Department of Conflict Resolution Studies Theses and Dissertations

Date of Award

2019

Document Type

Dissertation

Degree Name

Doctor of Philosophy (PhD)

Department

College of Arts, Humanities and Social Sciences – Department of Conflict Resolution Studies

First Advisor

Dustin D. Berna

Second Advisor

Neil Katz

Third Advisor

Judith McKay

Abstract

A grounded meta-analysis study was conducted to explore underlying hidden agendas in the design and proposed use of architectural spaces. The introduction of architecture as a discipline into the field of conflict resolution adds a new definition of conflict. It comprises the concepts of architecture in emotion, emotion in conflict, and follows through to show that architecture is tied to conflict, not only through the classical assumption of built environments, but more through the underlying emotions felt by individuals experiencing the spaces.

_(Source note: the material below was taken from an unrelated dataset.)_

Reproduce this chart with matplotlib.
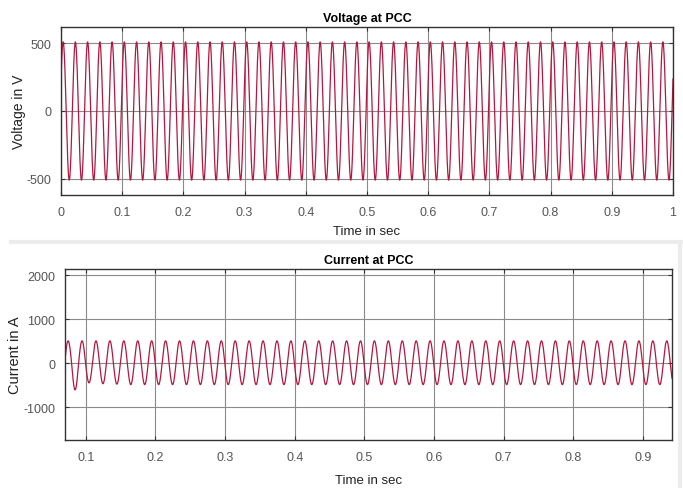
"""Voltage and current at PCC, two stacked scope-style panels."""
import numpy as np
import matplotlib
matplotlib.use("Agg")
import matplotlib.pyplot as plt
from matplotlib.lines import Line2D

# values
FREQ_HZ = 50.0
V_PEAK = 510.0          # V
V_START = 237.0         # V at t = 0 (rising)
V_TICKS = [-500, 0, 500]
V_XTICKS = [0, 0.1, 0.2, 0.3, 0.4, 0.5, 0.6, 0.7, 0.8, 0.9, 1]

I_PEAK = 505.0          # A, positive half-cycles
I_FIRST_PEAK_T = 0.0745  # s
I_TROUGHS = [-610, -450, -470, -480, -490]  # first troughs, then steady
I_TROUGH_STEADY = -490
I_TICKS = [-1000, 0, 1000, 2000]
I_XTICKS = [0.1, 0.2, 0.3, 0.4, 0.5, 0.6, 0.7, 0.8, 0.9]

LINE = "#b3173f"
GRID = "#8a8a8a"
TXT = "#555555"

plt.rcParams["font.family"] = ["Liberation Sans", "DejaVu Sans"]
plt.rcParams["axes.unicode_minus"] = False

fig = plt.figure(figsize=(6.83, 4.89), dpi=100)

# separators of the original screenshot panels
fig.add_artist(Line2D([11 / 683, 1.0], [1 - 243 / 489] * 2, color="#ececec", lw=3))
fig.add_artist(Line2D([1 - 3 / 683] * 2, [0, 1 - 245 / 489], color="#ececec", lw=3))


def style(ax):
    for s in ax.spines.values():
        s.set_color("#333333")
        s.set_linewidth(1.0)
    ax.tick_params(direction="in", top=True, right=True, labelsize=9,
                   colors="#333333", labelcolor=TXT, length=3)
    ax.tick_params(axis="x", pad=8)
    ax.tick_params(axis="y", pad=7)
    ax.grid(True, color=GRID, lw=0.8)
    ax.set_axisbelow(True)


# --- voltage
ax1 = fig.add_axes([61 / 683, 1 - 196 / 489, 612 / 683, 168 / 489])
t = np.linspace(0, 1, 20001)
phi = np.arcsin(V_START / V_PEAK)
v = V_PEAK * np.sin(2 * np.pi * FREQ_HZ * t + phi)
ax1.plot(t, v, color=LINE, lw=0.9)
ax1.set_xlim(0, 1)
ax1.set_ylim(-620, 620)
ax1.set_yticks(V_TICKS)
ax1.set_xticks(V_XTICKS)
ax1.set_xticklabels([f"{x:g}" for x in V_XTICKS])
style(ax1)
ax1.set_title("Voltage at PCC", fontsize=9, fontweight="bold", pad=4)
ax1.set_ylabel("Voltage in V", fontsize=10, color="#222222")
ax1.yaxis.set_label_coords(-0.057, 0.5)
ax1.set_xlabel("Time in sec", fontsize=9.5, color="#222222", labelpad=5)

# --- current
ax2 = fig.add_axes([65 / 683, 1 - 441 / 489, 607 / 683, 171 / 489])
ti = np.linspace(0.07, 0.942, 20001)
ph = 2 * np.pi * FREQ_HZ * (ti - I_FIRST_PEAK_T)
cyc = np.floor((ti - I_FIRST_PEAK_T) * FREQ_HZ).astype(int)
trough = np.array([I_TROUGHS[c] if 0 <= c < len(I_TROUGHS) else I_TROUGH_STEADY
                   for c in cyc])
c = np.cos(ph)
cur = np.where(c >= 0, I_PEAK * c, -trough * c)
ax2.plot(ti, cur, color=LINE, lw=0.9)
ax2.set_xlim(0.07, 0.942)
ax2.set_ylim(-1750, 2140)
ax2.set_yticks(I_TICKS)
ax2.set_xticks(I_XTICKS)
ax2.set_xticklabels([f"{x:g}" for x in I_XTICKS])
style(ax2)
ax2.set_title("Current at PCC", fontsize=9, fontweight="bold", pad=4)
ax2.set_ylabel("Current in A", fontsize=10.5, color="#222222")
ax2.yaxis.set_label_coords(-0.071, 0.5)
ax2.set_xlabel("Time in sec", fontsize=9.5, color="#222222", labelpad=8)

fig.savefig("out.png", dpi=100)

How does architecture influence conflict? How do spaces affect emotions? How do these emotions trigger conflict? Data was analyzed through in-depth content analysis and the design and distribution of a survey and analyzed to uncover the following themes: 1) the implications of space reflect the parameters of society on individuals, communities, and nations; 2) space embodies conscious and subconscious human needs and rights; 3) space is an entity of power; and 4) the neurological and cognitive factors of the relationship between nature and the built environment affect all who are involved in both the creation and the use of spaces. This grounded meta-analysis introduces the Spatial and Intra-Intelligence Theory to address the connection of space to human identity throughout various types of conflict. This study was undertaken for multiple reasons, but one of the biggest factors for moving forward with a perspective of conflict through a spatial lens, was the potential for setting a precedence for further research merging unlikely fields with the field of conflict resolution.